Who is Angie's Friends
In 2008 three of Angie's friends officially formed "Angie's Friends" as a non-profit organization recognizing the critical efforts which Angie had been doing for over a decade in the dangerous West Dallas neighborhoods. Angie spends the majority of every day going house to house to feed, water, medicate, provide shelter for, and pat the heads of dogs that have an extremely low quality of life. Many of these dogs are living on short chains in neglectful and abusive situations, only knowing the feeling of being wanted from Angie's visits.
Angie is now 80 years old and continues to care for these sweet dogs, feral cats, kittens, chickens, birds and other wildlife. She has found the need to take a day off occasionally as she should. It isn't easy, it isn't glamorous, but its the work and passion that Angie feels called to do and she won't stop.
Angie Needs Your Help! Consider being a "Friend" too.
All In a Day's Work
A testimonial by Angie's friend, Beverly Fyfe
You may have heard about Angie Manriquez and the incredible work she does caring for animals in West and South Dallas. In the equivalent of an 8- to 10-hour per day job (that she performs for free), Angie spends her days and her energy seeing to it that chained, neglected, and abused animals are fed and have shelter. She lives on a very small Social Security check each month and spends most of that helping the helpless animals.

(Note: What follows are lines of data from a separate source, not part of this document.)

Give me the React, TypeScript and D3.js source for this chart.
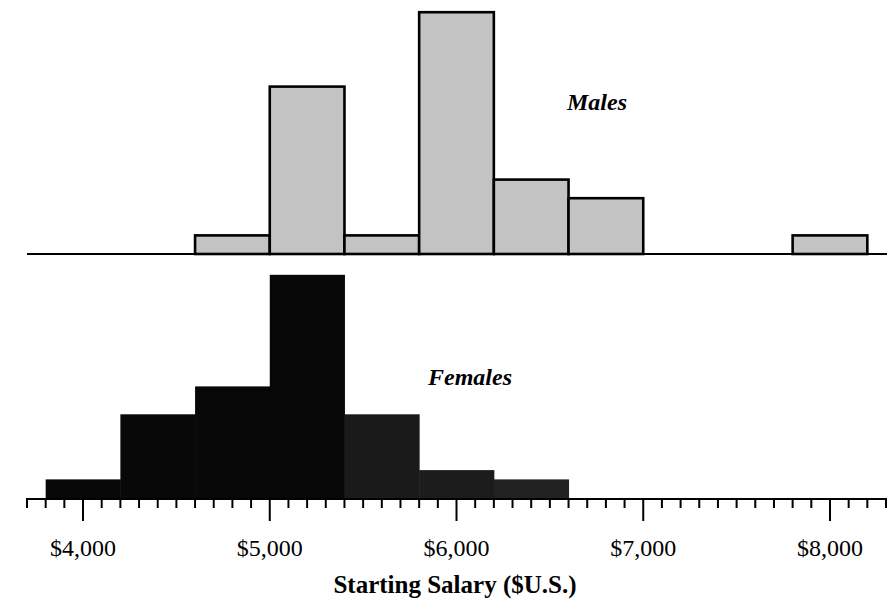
import React from "react";
import * as d3 from "d3";

// Bin edges (lower bound of each $400 bin) and counts
const maleBins = [4600, 5000, 5400, 5800, 6200, 6600, 7800];
const maleCounts = [2, 18, 2, 26, 8, 6, 2];
const femaleBins = [3800, 4200, 4600, 5000, 5400, 5800, 6200];
const femaleCounts = [2, 9, 12, 24, 9, 3, 2];
const femaleFills = ["#080808", "#080808", "#080808", "#080808", "#1a1a1a", "#1c1c1c", "#222222"];
const binWidth = 400;
const majorTicks = [4000, 5000, 6000, 7000, 8000];
const majorLabels = ["$4,000", "$5,000", "$6,000", "$7,000", "$8,000"];
const minorTicks = d3.range(3700, 8301, 100);
const axisTitle = "Starting Salary ($U.S.)";

const W = 887;
const H = 601;
const FONT = "'Liberation Serif', 'Times New Roman', Times, serif";

export default function App() {
  const x = d3.scaleLinear().domain([3700, 8300]).range([27, 886]);
  const unit = 9.3;
  const maleBase = 254;
  const femaleBase = 498;
  const yMale = d3.scaleLinear().domain([0, 26]).range([maleBase, maleBase - 26 * unit]);
  const yFemale = d3.scaleLinear().domain([0, 26]).range([femaleBase, femaleBase - 26 * unit]);

  return (
    <svg
      width={W}
      height={H}
      style={{ position: "absolute", left: 0, top: 0, background: "#fff" }}
      fontFamily={FONT}
    >
      <rect x={0} y={0} width={W} height={H} fill="#fff" />
      {/* Males */}
      {maleBins.map((b, i) => (
        <rect
          key={"m" + i}
          x={x(b)}
          y={yMale(maleCounts[i])}
          width={x(b + binWidth) - x(b)}
          height={yMale(0) - yMale(maleCounts[i])}
          fill="#c3c3c3"
          stroke="#000"
          strokeWidth={2.6}
        />
      ))}
      <line x1={x(3700)} x2={W} y1={maleBase} y2={maleBase} stroke="#000" strokeWidth={2} />
      <text x={597} y={110} textAnchor="middle" fontSize={24} fontWeight="bold" fontStyle="italic">
        Males
      </text>

      {/* Females */}
      {femaleBins.map((b, i) => (
        <rect
          key={"f" + i}
          x={x(b)}
          y={yFemale(femaleCounts[i])}
          width={x(b + binWidth) - x(b) + 0.5}
          height={yFemale(0) - yFemale(femaleCounts[i])}
          fill={femaleFills[i]}
        />
      ))}
      <text x={470} y={385} textAnchor="middle" fontSize={24} fontWeight="bold" fontStyle="italic">
        Females
      </text>

      {/* Axis */}
      <line x1={x(3700) - 1} x2={W} y1={499} y2={499} stroke="#000" strokeWidth={2.2} />
      {minorTicks.map((t) => (
        <line
          key={"t" + t}
          x1={x(t)}
          x2={x(t)}
          y1={499}
          y2={t % 1000 === 0 ? 521 : 508}
          stroke="#000"
          strokeWidth={2}
        />
      ))}
      {majorTicks.map((t, i) => (
        <text key={"l" + t} x={x(t)} y={556} textAnchor="middle" fontSize={24}>
          {majorLabels[i]}
        </text>
      ))}
      <text x={455} y={593} textAnchor="middle" fontSize={25} fontWeight="bold">
        {axisTitle}
      </text>
    </svg>
  );
}
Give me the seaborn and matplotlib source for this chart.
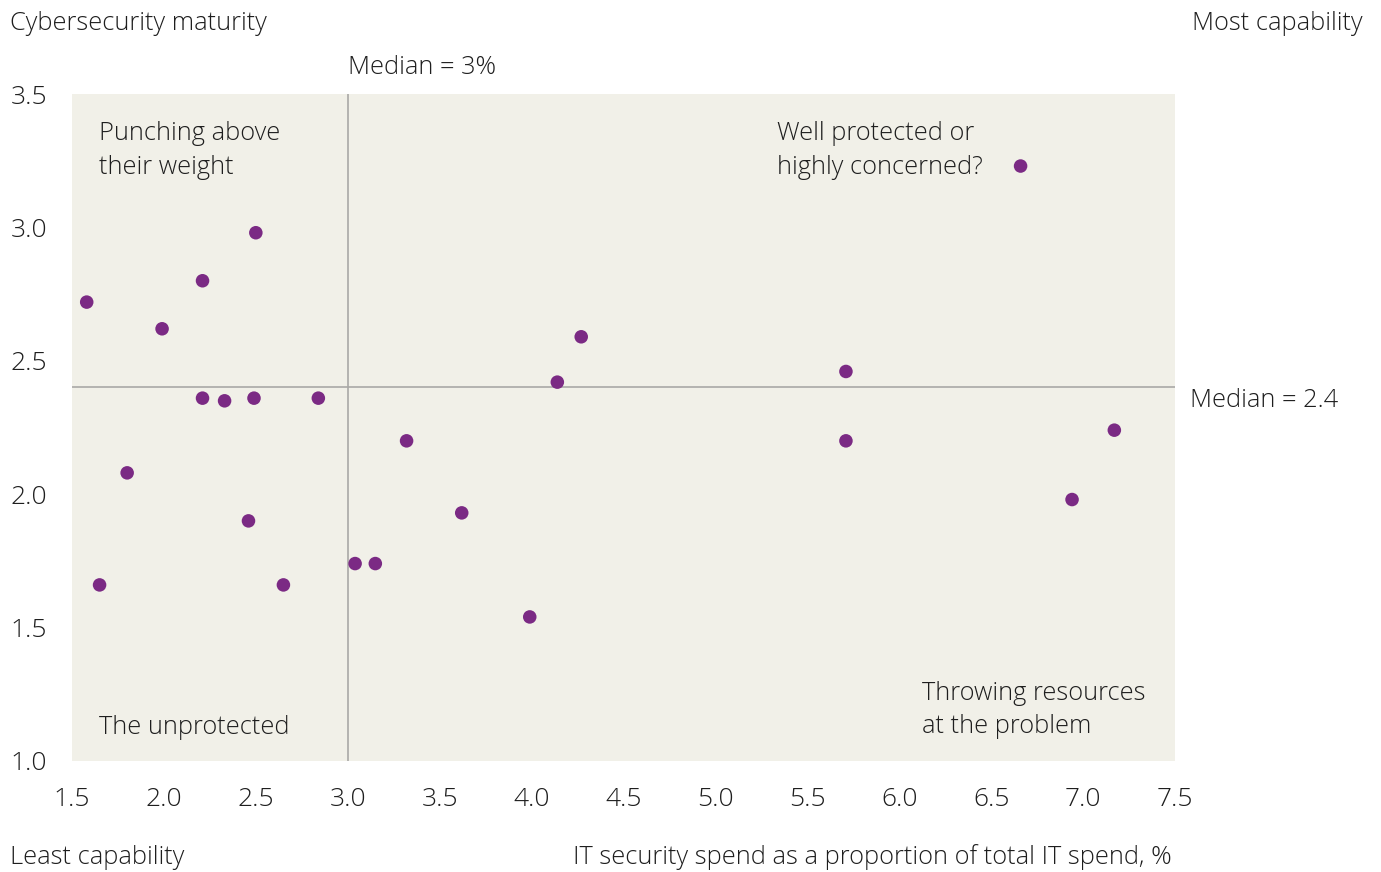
import matplotlib.pyplot as plt
import seaborn as sns
import pandas as pd

# IT security spend (% of IT spend) vs cybersecurity maturity
spend = [1.58, 1.65, 1.80, 1.99, 2.21, 2.21, 2.33, 2.50, 2.49, 2.46, 2.65, 2.84,
         3.04, 3.15, 3.32, 3.62, 3.99, 4.14, 4.27, 5.71, 5.71, 6.66, 6.94, 7.17]
maturity = [2.72, 1.66, 2.08, 2.62, 2.80, 2.36, 2.35, 2.98, 2.36, 1.90, 1.66, 2.36,
            1.74, 1.74, 2.20, 1.93, 1.54, 2.42, 2.59, 2.46, 2.20, 3.23, 1.98, 2.24]
median_x = 3.0
median_y = 2.4
x_ticks = [1.5, 2.0, 2.5, 3.0, 3.5, 4.0, 4.5, 5.0, 5.5, 6.0, 6.5, 7.0, 7.5]
y_ticks = [1.0, 1.5, 2.0, 2.5, 3.0, 3.5]

df = pd.DataFrame({'spend': spend, 'maturity': maturity})

sns.set_style('white')
plt.rcParams['font.family'] = ['Open Sans', 'DejaVu Sans']
plt.rcParams['font.weight'] = 'light'
FS = 18.3

W, H = 1381, 872
fig = plt.figure(figsize=(W / 100, H / 100), dpi=100)
ax = fig.add_axes([72 / W, 1 - 761 / H, (1175 - 72) / W, (761 - 94) / H])
ax.set_facecolor('#f1f0e8')

ax.axvline(median_x, color='#a9a9a6', lw=1.2, zorder=1)
ax.axhline(median_y, color='#a9a9a6', lw=1.2, zorder=1)
sns.scatterplot(data=df, x='spend', y='maturity', ax=ax, color='#7b2a84',
                s=95, edgecolor='none', zorder=3)

ax.set_xlim(1.5, 7.5)
ax.set_ylim(1.0, 3.5)
ax.set_xticks(x_ticks)
ax.set_yticks(y_ticks)
ax.set_xticklabels([f'{v:.1f}' for v in x_ticks])
ax.set_yticklabels([f'{v:.1f}' for v in y_ticks])
ax.tick_params(length=0, labelsize=19, labelcolor='#1e1e1e')
ax.tick_params(axis='x', pad=19)
ax.tick_params(axis='y', pad=18)
ax.set_xlabel('')
ax.set_ylabel('')
for s in ax.spines.values():
    s.set_visible(False)

def ftext(px, py, s, ha='left', va='center'):
    fig.text(px / W, 1 - (py + 2) / H, s, ha=ha, va=va, fontsize=FS,
             color='#1e1e1e', linespacing=1.45)

ftext(10, 22, 'Cybersecurity maturity')
ftext(1363, 22, 'Most capability', ha='right')
ftext(348, 65, 'Median = 3%')
ftext(1190, 398, 'Median = 2.4')
ftext(10, 855, 'Least capability')
ftext(1172, 855, 'IT security spend as a proportion of total IT spend, %', ha='right')
ftext(99, 148.5, 'Punching above\ntheir weight')
ftext(777, 148.5, 'Well protected or\nhighly concerned?')
ftext(99, 725, 'The unprotected')
ftext(922, 708, 'Throwing resources\nat the problem')

fig.savefig('out.png', dpi=100)
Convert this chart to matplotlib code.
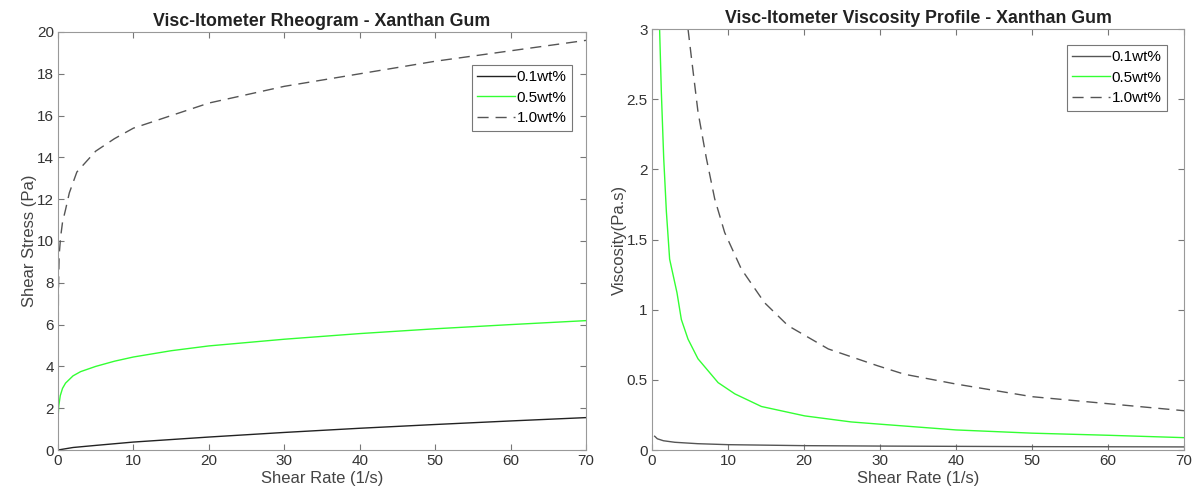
import matplotlib
matplotlib.use("Agg")
import matplotlib.pyplot as plt

plt.rcParams['font.family'] = ['Liberation Sans', 'DejaVu Sans']

labels = ["0.1wt%", "0.5wt%", "1.0wt%"]

# rheogram: shear stress (Pa) vs shear rate (1/s)
rate_01 = [0, 2, 5, 10, 20, 30, 40, 50, 60, 70]
stress_01 = [0, 0.12, 0.22, 0.38, 0.62, 0.84, 1.04, 1.22, 1.39, 1.55]

rate_05 = [0, 0.02, 0.1, 0.3, 0.6, 1, 2, 3, 5, 7.5, 10, 15, 20, 30, 40, 50, 60, 70]
stress_05 = [0, 1.6, 2.1, 2.6, 2.95, 3.2, 3.55, 3.75, 4.0, 4.25, 4.45, 4.75,
             4.98, 5.3, 5.57, 5.8, 6.0, 6.19]

rate_10 = [0, 0.05, 0.15, 0.35, 0.6, 1, 1.5, 2.5, 3.5, 5, 7.5, 10, 12.5, 15,
           20, 25, 30, 40, 50, 60, 70]
stress_10 = [0, 7.5, 9.3, 10.2, 10.9, 11.5, 12.3, 13.3, 13.7, 14.3, 14.9, 15.4,
             15.7, 16.0, 16.6, 17.0, 17.4, 18.0, 18.6, 19.1, 19.6]

# viscosity profile: viscosity (Pa.s) vs shear rate (1/s)
vrate_01 = [0.35, 0.7, 1.5, 3, 6, 10, 20, 30, 40, 50, 60, 70]
visc_01 = [0.098, 0.08, 0.066, 0.055, 0.045, 0.038, 0.031, 0.028, 0.026,
           0.024, 0.023, 0.022]

vrate_05 = [1.0, 1.23, 1.54, 1.89, 2.32, 3.29, 3.86, 4.74, 6.05, 8.7, 10.9,
            14.4, 20.1, 26.2, 30, 40, 50, 60, 70]
visc_05 = [3.0, 2.55, 2.08, 1.70, 1.36, 1.12, 0.93, 0.79, 0.65, 0.48, 0.40,
           0.31, 0.243, 0.2, 0.184, 0.143, 0.12, 0.105, 0.088]

vrate_10 = [4.74, 5.2, 6.05, 7.15, 8.25, 9.56, 11.75, 14.8, 17.9, 23.2, 29.7,
            33.2, 40, 50, 60, 70]
visc_10 = [3.0, 2.79, 2.41, 2.08, 1.79, 1.55, 1.29, 1.05, 0.886, 0.72, 0.60,
           0.54, 0.47, 0.38, 0.33, 0.28]

green = '#33ff33'
dash_gray = '#555555'


def style_axes(ax, title, ylabel, leg_anchor):
    ax.set_title(title, fontsize=12.8, fontweight='bold', color='#222222', pad=4)
    ax.set_xlabel("Shear Rate (1/s)", fontsize=12, color='#444444', labelpad=2)
    ax.set_ylabel(ylabel, fontsize=12, color='#444444', labelpad=0)
    ax.set_xlim(0, 70)
    ax.set_xticks(range(0, 71, 10))
    ax.tick_params(direction='in', length=4, top=True, right=True,
                   labelsize=11, colors='#333333', pad=3)
    ax.tick_params(color='#777777')
    for s in ax.spines.values():
        s.set_color('#999999')
        s.set_linewidth(0.8)
    leg = ax.legend(loc='upper right', bbox_to_anchor=leg_anchor,
                    fontsize=11, fancybox=False, edgecolor='#777777',
                    framealpha=1, handlelength=2.5, borderpad=0.35,
                    labelspacing=0.42, handletextpad=0.1, borderaxespad=0)
    leg.get_frame().set_linewidth(0.8)


fig = plt.figure(figsize=(11.93, 5.01), dpi=100)
ax1 = fig.add_axes([58 / 1193, 1 - 450 / 501, 528 / 1193, 418 / 501])
ax2 = fig.add_axes([652 / 1193, 1 - 450 / 501, 532 / 1193, 421 / 501])

ax1.plot(rate_01, stress_01, color='#222222', lw=1.0, label=labels[0])
ax1.plot(rate_05, stress_05, color=green, lw=1.0, label=labels[1])
ax1.plot(rate_10, stress_10, color=dash_gray, lw=1.0, ls=(0, (8, 5)), label=labels[2])
ax1.set_ylim(0, 20)
ax1.set_yticks(range(0, 21, 2))
style_axes(ax1, "Visc-Itometer Rheogram - Xanthan Gum", "Shear Stress (Pa)",
           (1 - 14 / 528, 1 - 33 / 418))

ax2.plot(vrate_01, visc_01, color='#555555', lw=1.0, label=labels[0])
ax2.plot(vrate_05, visc_05, color=green, lw=1.0, label=labels[1])
ax2.plot(vrate_10, visc_10, color=dash_gray, lw=1.0, ls=(0, (8, 5)), label=labels[2])
ax2.set_ylim(0, 3)
ax2.set_yticks([0, 0.5, 1, 1.5, 2, 2.5, 3])
ax2.set_yticklabels(['0', '0.5', '1', '1.5', '2', '2.5', '3'])
style_axes(ax2, "Visc-Itometer Viscosity Profile - Xanthan Gum", "Viscosity(Pa.s)",
           (1 - 17 / 532, 1 - 16 / 421))

fig.savefig("out.png", dpi=100)
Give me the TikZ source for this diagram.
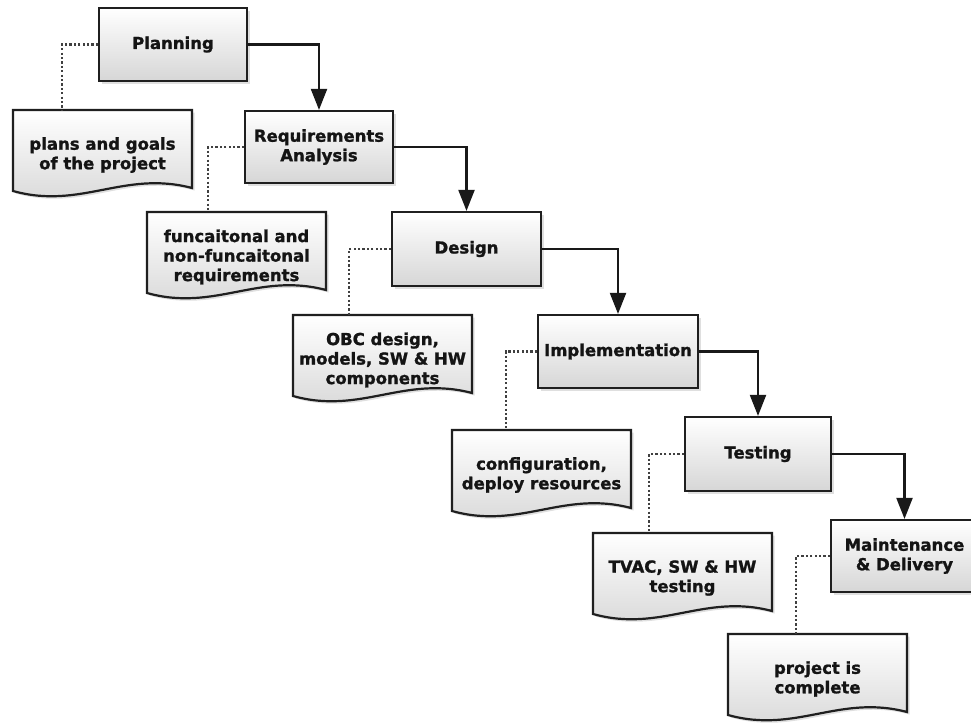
\documentclass[tikz,border=0pt]{standalone}
\usepackage{fontspec}
\setmainfont{DejaVu Sans}[BoldFeatures={FakeBold=1.3}]
\usetikzlibrary{arrows.meta,shadows}
\tikzset{
  boxfont/.style={font=\bfseries\fontsize{16.5}{19.5}\selectfont, text=black!92},
  proc/.style={draw=black!88, line width=2.2pt, top color=white, bottom color=black!16,
    drop shadow={shadow xshift=2.5pt, shadow yshift=-2.5pt, opacity=0.25},
    align=center, boxfont, inner sep=0pt},
  docfill/.style={draw=black!88, line width=2.2pt, top color=white, bottom color=black!16,
    drop shadow={shadow xshift=2.5pt, shadow yshift=-2.5pt, opacity=0.25}},
  doctext/.style={align=center, boxfont, inner sep=0pt},
  flow/.style={line width=2.1pt, draw=black!90, -{Triangle[length=21pt,width=16pt]}},
  note/.style={line width=2.1pt, draw=black!75, dash pattern=on 2.2pt off 2.2pt},
}
\newcommand\mydoc[4]{%
  \path[docfill] (#2,#3) -- (#2+179,#3) -- (#2+179,#3+78)
     .. controls (#2+111,#3+60) and (#2+68,#3+100) .. (#2,#3+81) -- cycle;
  \node[doctext] (#1) at (#2+89.5,#3+45) {#4};
  \coordinate (#1nw) at (#2,#3);
}
\begin{document}
\begin{tikzpicture}[x=1pt,y=-1pt]
\useasboundingbox (0,0) rectangle (971,723);
\clip (0,0) rectangle (971,723);

% process boxes
\node[proc, minimum width=148pt, minimum height=73pt] (plan) at (173,44.5) {Planning};
\node[proc, minimum width=148pt, minimum height=72pt] (req) at (319,147) {Requirements\\Analysis};
\node[proc, minimum width=149pt, minimum height=74pt] (des) at (466.5,249) {Design};
\node[proc, minimum width=160pt, minimum height=73pt] (imp) at (618,351.5) {Implementation};
\node[proc, minimum width=146pt, minimum height=74pt] (tst) at (758,454) {Testing};
\node[proc, minimum width=147pt, minimum height=72pt] (mnt) at (904.5,556) {Maintenance\\\& Delivery};

% documents
\mydoc{d1}{13}{110}{plans and goals\\of the project}
\mydoc{d2}{147}{212}{funcaitonal and\\non-funcaitonal\\requirements}
\mydoc{d3}{293}{315}{OBC design,\\models, SW \& HW\\components}
\mydoc{d4}{452}{430}{configuration,\\deploy resources}
\mydoc{d5}{593}{533}{TVAC, SW \& HW\\testing}
\mydoc{d6}{728}{634}{project is\\complete}

% flow arrows
\draw[flow] (plan.east) -| (req.north);
\draw[flow] (req.east) -| (des.north);
\draw[flow] (des.east) -| (imp.north);
\draw[flow] (imp.east) -| (tst.north);
\draw[flow] (tst.east) -| (mnt.north);

% dotted notes
\draw[note] (plan.west) -| ([xshift=49pt]d1nw);
\draw[note] (req.west) -| ([xshift=61pt]d2nw);
\draw[note] (des.west) -| ([xshift=56pt]d3nw);
\draw[note] (imp.west) -| ([xshift=54pt]d4nw);
\draw[note] (tst.west) -| ([xshift=56pt]d5nw);
\draw[note] (mnt.west) -| ([xshift=68pt]d6nw);
\end{tikzpicture}
\end{document}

She sees to it that the animals she runs across are on lightweight tethers (that she purchases) and not on the heavy tow-truck chains that weigh down and deform their necks/spines. She finds young dogs whose chains, placed around their necks when they were puppies, have grown into their flesh as they grew bigger. The chains sometimes require surgery for removal. She brushes aside used drug needles before she crawls under "crack" houses to rescue mama dogs and their pitiful puppies. She stops her car and runs into traffic to get an injured animal out of a street where it has been hit by a car. Even with a "rescue" rate at the veterinarian's office, her bill there stays very high and her credit card is maxed out - not from eating in restaurants, traveling or buying clothes, furniture, etc. - but from the help she provides at all costs for the animals that desperately need it.
Angie gets donations of dog food and distributes it in an area where animal owners do not care if their "pets" are fed or not. Of course such people should not have dogs, but they do, for security. These folks take the biggest dog they can find off the street (where there is always a selection of big, hungry dogs). They chain it in the back yard and feed it left over beans every few days if they remember it is out there. These animals live sad, depressing lives. Neglect and abuse are common in their neighborhoods of drug dealers, poverty, and pain. Some of these dogs have been held down and had their ears sliced off (making it easier if the owner decides to fight them--the other dog can't grab an ear that is no longer there). If the animals die on their chains from starvation or disease or abuse, their bodies are thrown in the dumpster. If the dogs become ill, the owners take them to the Trinity River bottoms or to the country and dump them, hoping the animal will be too sick to find its way home. Those dogs will die in pain and their bodies will rot. Then, these folks just step out in the street and get their next big, new guard dog, and the cycle starts over.
These are the forgotten animals that Angie spends her energy helping, in areas where the Dallas police do not care to venture. Angie is the only volunteer the Metroplex Animal Coalition has in this area - who else would go there? Every week, she takes at least three and usually five or six animals to a clinic for the free spay/neuter that MAC offers, then returns them to their owners. Unless Angie did this, none of these animals would have the surgery that prevents the next litter and the one after that and the one after that.